══ THE INPUT ══

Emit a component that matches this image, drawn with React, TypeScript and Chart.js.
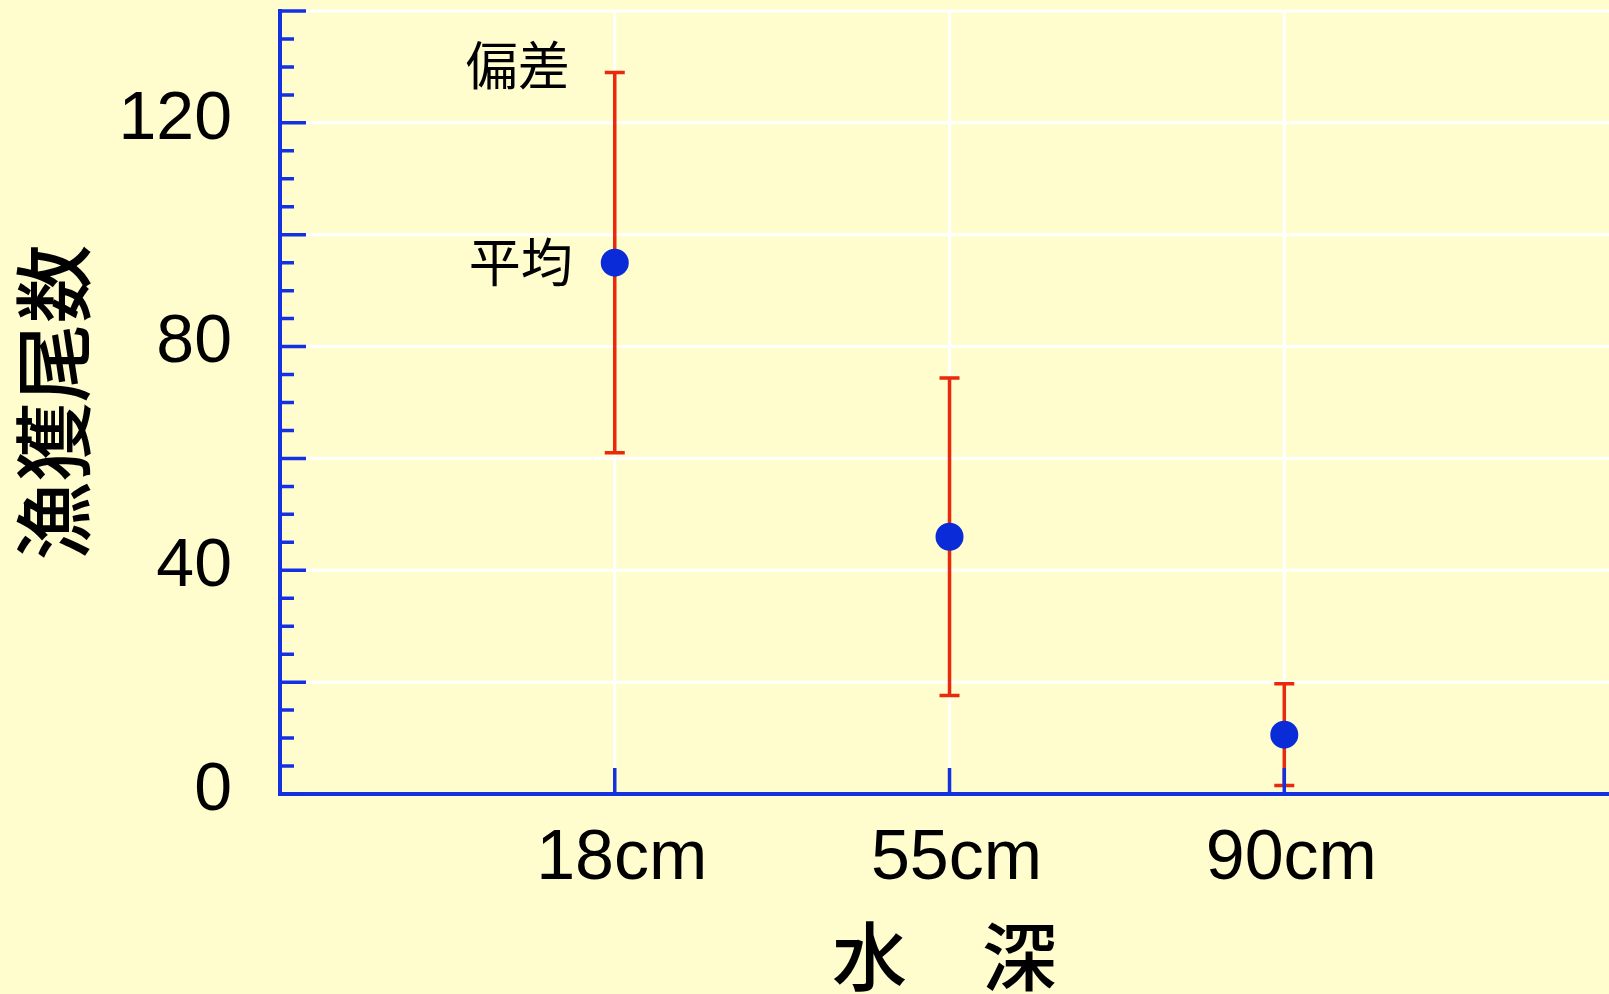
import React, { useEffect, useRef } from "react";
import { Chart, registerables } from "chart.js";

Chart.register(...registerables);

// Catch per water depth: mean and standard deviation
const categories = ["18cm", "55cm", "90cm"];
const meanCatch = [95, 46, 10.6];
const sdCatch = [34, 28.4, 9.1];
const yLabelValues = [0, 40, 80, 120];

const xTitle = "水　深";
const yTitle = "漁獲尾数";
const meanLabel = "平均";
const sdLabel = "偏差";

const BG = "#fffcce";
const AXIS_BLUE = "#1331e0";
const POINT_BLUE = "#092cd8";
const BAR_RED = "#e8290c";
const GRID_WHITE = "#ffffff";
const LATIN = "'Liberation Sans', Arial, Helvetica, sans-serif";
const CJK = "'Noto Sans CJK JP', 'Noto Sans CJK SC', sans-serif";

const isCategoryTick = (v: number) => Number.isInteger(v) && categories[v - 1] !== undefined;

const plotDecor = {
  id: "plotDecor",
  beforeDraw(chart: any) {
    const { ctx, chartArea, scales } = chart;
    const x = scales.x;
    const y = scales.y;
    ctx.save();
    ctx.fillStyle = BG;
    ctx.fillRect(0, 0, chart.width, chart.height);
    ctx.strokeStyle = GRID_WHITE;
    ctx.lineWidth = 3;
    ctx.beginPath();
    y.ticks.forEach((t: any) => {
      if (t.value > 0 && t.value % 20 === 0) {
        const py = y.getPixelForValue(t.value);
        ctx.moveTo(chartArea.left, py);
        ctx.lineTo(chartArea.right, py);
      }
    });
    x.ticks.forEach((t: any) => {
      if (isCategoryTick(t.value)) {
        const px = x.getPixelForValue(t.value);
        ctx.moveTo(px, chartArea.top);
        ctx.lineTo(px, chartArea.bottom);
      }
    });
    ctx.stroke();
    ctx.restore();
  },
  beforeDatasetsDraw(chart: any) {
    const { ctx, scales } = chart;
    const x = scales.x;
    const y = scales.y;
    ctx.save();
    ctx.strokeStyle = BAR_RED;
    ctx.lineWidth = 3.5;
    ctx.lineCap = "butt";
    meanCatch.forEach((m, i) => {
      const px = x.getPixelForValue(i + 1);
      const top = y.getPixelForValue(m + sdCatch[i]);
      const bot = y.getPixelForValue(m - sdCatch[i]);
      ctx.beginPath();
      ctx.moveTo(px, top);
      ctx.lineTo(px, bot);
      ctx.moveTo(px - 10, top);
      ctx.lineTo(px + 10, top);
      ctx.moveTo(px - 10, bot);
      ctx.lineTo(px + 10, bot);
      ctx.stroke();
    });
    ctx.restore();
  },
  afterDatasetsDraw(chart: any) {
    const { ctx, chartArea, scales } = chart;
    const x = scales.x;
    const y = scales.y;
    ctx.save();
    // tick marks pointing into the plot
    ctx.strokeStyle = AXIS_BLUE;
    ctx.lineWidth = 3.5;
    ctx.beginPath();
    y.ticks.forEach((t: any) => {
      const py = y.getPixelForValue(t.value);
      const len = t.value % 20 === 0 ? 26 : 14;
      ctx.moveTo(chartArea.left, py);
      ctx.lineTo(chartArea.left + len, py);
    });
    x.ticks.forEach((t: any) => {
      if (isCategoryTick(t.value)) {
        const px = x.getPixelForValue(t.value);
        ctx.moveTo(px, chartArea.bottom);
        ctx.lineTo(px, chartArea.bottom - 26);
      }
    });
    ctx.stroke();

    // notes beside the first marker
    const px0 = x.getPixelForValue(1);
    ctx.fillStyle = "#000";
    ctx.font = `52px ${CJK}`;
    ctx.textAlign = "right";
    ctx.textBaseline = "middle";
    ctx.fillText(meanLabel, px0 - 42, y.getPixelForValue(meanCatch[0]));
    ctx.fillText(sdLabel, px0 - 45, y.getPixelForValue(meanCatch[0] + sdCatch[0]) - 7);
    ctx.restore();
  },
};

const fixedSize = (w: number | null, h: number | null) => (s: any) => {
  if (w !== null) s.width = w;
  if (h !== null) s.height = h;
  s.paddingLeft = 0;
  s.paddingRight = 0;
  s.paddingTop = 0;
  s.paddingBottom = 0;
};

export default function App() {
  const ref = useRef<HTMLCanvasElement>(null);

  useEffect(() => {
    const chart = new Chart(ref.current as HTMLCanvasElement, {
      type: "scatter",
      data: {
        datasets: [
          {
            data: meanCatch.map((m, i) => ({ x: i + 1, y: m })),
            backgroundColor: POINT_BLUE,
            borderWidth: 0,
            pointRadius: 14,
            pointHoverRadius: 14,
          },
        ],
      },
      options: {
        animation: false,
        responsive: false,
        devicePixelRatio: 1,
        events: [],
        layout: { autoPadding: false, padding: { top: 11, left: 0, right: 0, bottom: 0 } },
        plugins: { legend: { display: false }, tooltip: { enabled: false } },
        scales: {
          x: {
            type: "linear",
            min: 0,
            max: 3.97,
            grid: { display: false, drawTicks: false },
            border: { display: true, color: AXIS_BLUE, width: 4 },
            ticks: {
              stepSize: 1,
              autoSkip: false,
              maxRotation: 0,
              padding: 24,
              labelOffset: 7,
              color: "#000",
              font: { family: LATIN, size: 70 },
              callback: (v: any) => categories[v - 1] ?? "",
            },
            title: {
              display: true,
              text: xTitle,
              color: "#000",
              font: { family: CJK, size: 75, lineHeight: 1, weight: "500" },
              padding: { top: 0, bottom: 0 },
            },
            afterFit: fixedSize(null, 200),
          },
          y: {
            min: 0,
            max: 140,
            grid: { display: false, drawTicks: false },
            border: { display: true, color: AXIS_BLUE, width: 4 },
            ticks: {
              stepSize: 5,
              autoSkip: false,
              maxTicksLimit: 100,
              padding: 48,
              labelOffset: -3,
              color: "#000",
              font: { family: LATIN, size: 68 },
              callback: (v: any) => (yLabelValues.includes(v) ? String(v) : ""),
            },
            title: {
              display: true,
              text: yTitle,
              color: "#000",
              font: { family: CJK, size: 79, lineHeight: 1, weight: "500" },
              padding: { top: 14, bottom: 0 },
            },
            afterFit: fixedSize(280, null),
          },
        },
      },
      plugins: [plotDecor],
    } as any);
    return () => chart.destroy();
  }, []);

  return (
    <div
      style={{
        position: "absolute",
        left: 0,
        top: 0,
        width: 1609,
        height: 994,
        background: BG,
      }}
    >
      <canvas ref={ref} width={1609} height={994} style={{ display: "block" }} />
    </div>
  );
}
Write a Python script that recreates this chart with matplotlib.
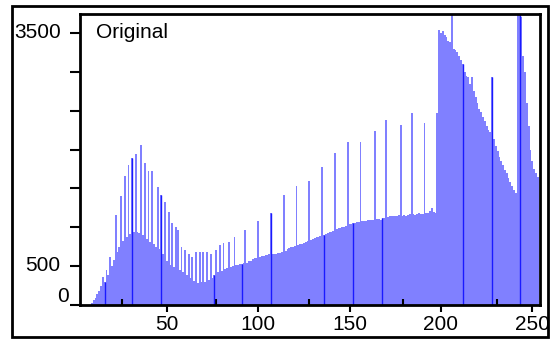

═══

● CHALLENGE: Go from the first line of the listing to the line holding "Chart.register(...registerables);" and, please, transcribe those lines exactly, both included, with no pictures.

● EXPECTED ANSWER:
Emit a component that matches this image, drawn with React, TypeScript and Chart.js.
import React, { useEffect, useRef } from "react";
import { Chart, registerables } from "chart.js";

Chart.register(...registerables);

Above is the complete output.